-- start Exercise material --

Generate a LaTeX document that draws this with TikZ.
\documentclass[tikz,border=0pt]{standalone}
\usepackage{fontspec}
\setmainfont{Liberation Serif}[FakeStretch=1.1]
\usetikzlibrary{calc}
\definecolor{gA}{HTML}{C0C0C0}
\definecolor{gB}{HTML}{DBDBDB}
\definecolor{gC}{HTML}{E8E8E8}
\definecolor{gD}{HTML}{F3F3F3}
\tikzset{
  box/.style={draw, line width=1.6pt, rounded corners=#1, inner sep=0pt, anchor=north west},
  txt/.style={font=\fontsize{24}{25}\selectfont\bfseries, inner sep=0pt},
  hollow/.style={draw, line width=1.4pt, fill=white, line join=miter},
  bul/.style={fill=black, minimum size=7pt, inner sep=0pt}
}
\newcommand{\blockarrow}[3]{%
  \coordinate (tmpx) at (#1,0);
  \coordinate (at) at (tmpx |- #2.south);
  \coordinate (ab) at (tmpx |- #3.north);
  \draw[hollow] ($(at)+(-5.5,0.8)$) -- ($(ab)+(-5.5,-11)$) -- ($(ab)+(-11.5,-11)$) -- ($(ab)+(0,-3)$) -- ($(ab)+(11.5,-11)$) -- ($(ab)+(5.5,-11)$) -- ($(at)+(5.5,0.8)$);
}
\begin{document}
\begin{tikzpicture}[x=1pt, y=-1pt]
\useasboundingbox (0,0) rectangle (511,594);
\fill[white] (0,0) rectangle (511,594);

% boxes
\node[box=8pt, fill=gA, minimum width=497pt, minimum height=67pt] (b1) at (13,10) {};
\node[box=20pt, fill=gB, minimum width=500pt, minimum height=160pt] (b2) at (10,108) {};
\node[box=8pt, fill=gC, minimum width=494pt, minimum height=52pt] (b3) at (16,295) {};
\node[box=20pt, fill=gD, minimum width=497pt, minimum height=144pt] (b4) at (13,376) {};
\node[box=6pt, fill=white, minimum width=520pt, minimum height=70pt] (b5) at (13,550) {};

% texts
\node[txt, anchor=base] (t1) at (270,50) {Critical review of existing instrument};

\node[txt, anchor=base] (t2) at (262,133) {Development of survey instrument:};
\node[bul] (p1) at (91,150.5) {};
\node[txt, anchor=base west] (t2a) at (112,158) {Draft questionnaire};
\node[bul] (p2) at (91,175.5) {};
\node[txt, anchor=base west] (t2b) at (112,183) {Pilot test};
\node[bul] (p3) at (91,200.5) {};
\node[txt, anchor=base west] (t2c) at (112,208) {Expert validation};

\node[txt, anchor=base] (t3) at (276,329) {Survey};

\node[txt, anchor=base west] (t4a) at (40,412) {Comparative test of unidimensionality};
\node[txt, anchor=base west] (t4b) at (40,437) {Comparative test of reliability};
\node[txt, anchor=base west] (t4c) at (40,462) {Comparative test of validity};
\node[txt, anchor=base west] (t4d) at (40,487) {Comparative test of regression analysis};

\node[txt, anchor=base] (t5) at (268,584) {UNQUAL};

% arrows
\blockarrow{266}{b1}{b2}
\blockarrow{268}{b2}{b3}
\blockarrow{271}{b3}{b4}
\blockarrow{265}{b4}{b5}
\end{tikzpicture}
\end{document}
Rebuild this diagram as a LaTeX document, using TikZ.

-- end Exercise material --

Take the data above and return it exactly.

Generate a LaTeX document that draws this with TikZ.
\documentclass[tikz,border=0pt]{standalone}
\usepackage{fontspec}
\setmainfont{Liberation Serif}[FakeStretch=1.1]
\usetikzlibrary{calc}
\definecolor{gA}{HTML}{C0C0C0}
\definecolor{gB}{HTML}{DBDBDB}
\definecolor{gC}{HTML}{E8E8E8}
\definecolor{gD}{HTML}{F3F3F3}
\tikzset{
  box/.style={draw, line width=1.6pt, rounded corners=#1, inner sep=0pt, anchor=north west},
  txt/.style={font=\fontsize{24}{25}\selectfont\bfseries, inner sep=0pt},
  hollow/.style={draw, line width=1.4pt, fill=white, line join=miter},
  bul/.style={fill=black, minimum size=7pt, inner sep=0pt}
}
\newcommand{\blockarrow}[3]{%
  \coordinate (tmpx) at (#1,0);
  \coordinate (at) at (tmpx |- #2.south);
  \coordinate (ab) at (tmpx |- #3.north);
  \draw[hollow] ($(at)+(-5.5,0.8)$) -- ($(ab)+(-5.5,-11)$) -- ($(ab)+(-11.5,-11)$) -- ($(ab)+(0,-3)$) -- ($(ab)+(11.5,-11)$) -- ($(ab)+(5.5,-11)$) -- ($(at)+(5.5,0.8)$);
}
\begin{document}
\begin{tikzpicture}[x=1pt, y=-1pt]
\useasboundingbox (0,0) rectangle (511,594);
\fill[white] (0,0) rectangle (511,594);

% boxes
\node[box=8pt, fill=gA, minimum width=497pt, minimum height=67pt] (b1) at (13,10) {};
\node[box=20pt, fill=gB, minimum width=500pt, minimum height=160pt] (b2) at (10,108) {};
\node[box=8pt, fill=gC, minimum width=494pt, minimum height=52pt] (b3) at (16,295) {};
\node[box=20pt, fill=gD, minimum width=497pt, minimum height=144pt] (b4) at (13,376) {};
\node[box=6pt, fill=white, minimum width=520pt, minimum height=70pt] (b5) at (13,550) {};

% texts
\node[txt, anchor=base] (t1) at (270,50) {Critical review of existing instrument};

\node[txt, anchor=base] (t2) at (262,133) {Development of survey instrument:};
\node[bul] (p1) at (91,150.5) {};
\node[txt, anchor=base west] (t2a) at (112,158) {Draft questionnaire};
\node[bul] (p2) at (91,175.5) {};
\node[txt, anchor=base west] (t2b) at (112,183) {Pilot test};
\node[bul] (p3) at (91,200.5) {};
\node[txt, anchor=base west] (t2c) at (112,208) {Expert validation};

\node[txt, anchor=base] (t3) at (276,329) {Survey};

\node[txt, anchor=base west] (t4a) at (40,412) {Comparative test of unidimensionality};
\node[txt, anchor=base west] (t4b) at (40,437) {Comparative test of reliability};
\node[txt, anchor=base west] (t4c) at (40,462) {Comparative test of validity};
\node[txt, anchor=base west] (t4d) at (40,487) {Comparative test of regression analysis};

\node[txt, anchor=base] (t5) at (268,584) {UNQUAL};

% arrows
\blockarrow{266}{b1}{b2}
\blockarrow{268}{b2}{b3}
\blockarrow{271}{b3}{b4}
\blockarrow{265}{b4}{b5}
\end{tikzpicture}
\end{document}
Rebuild this diagram as a LaTeX document, using TikZ.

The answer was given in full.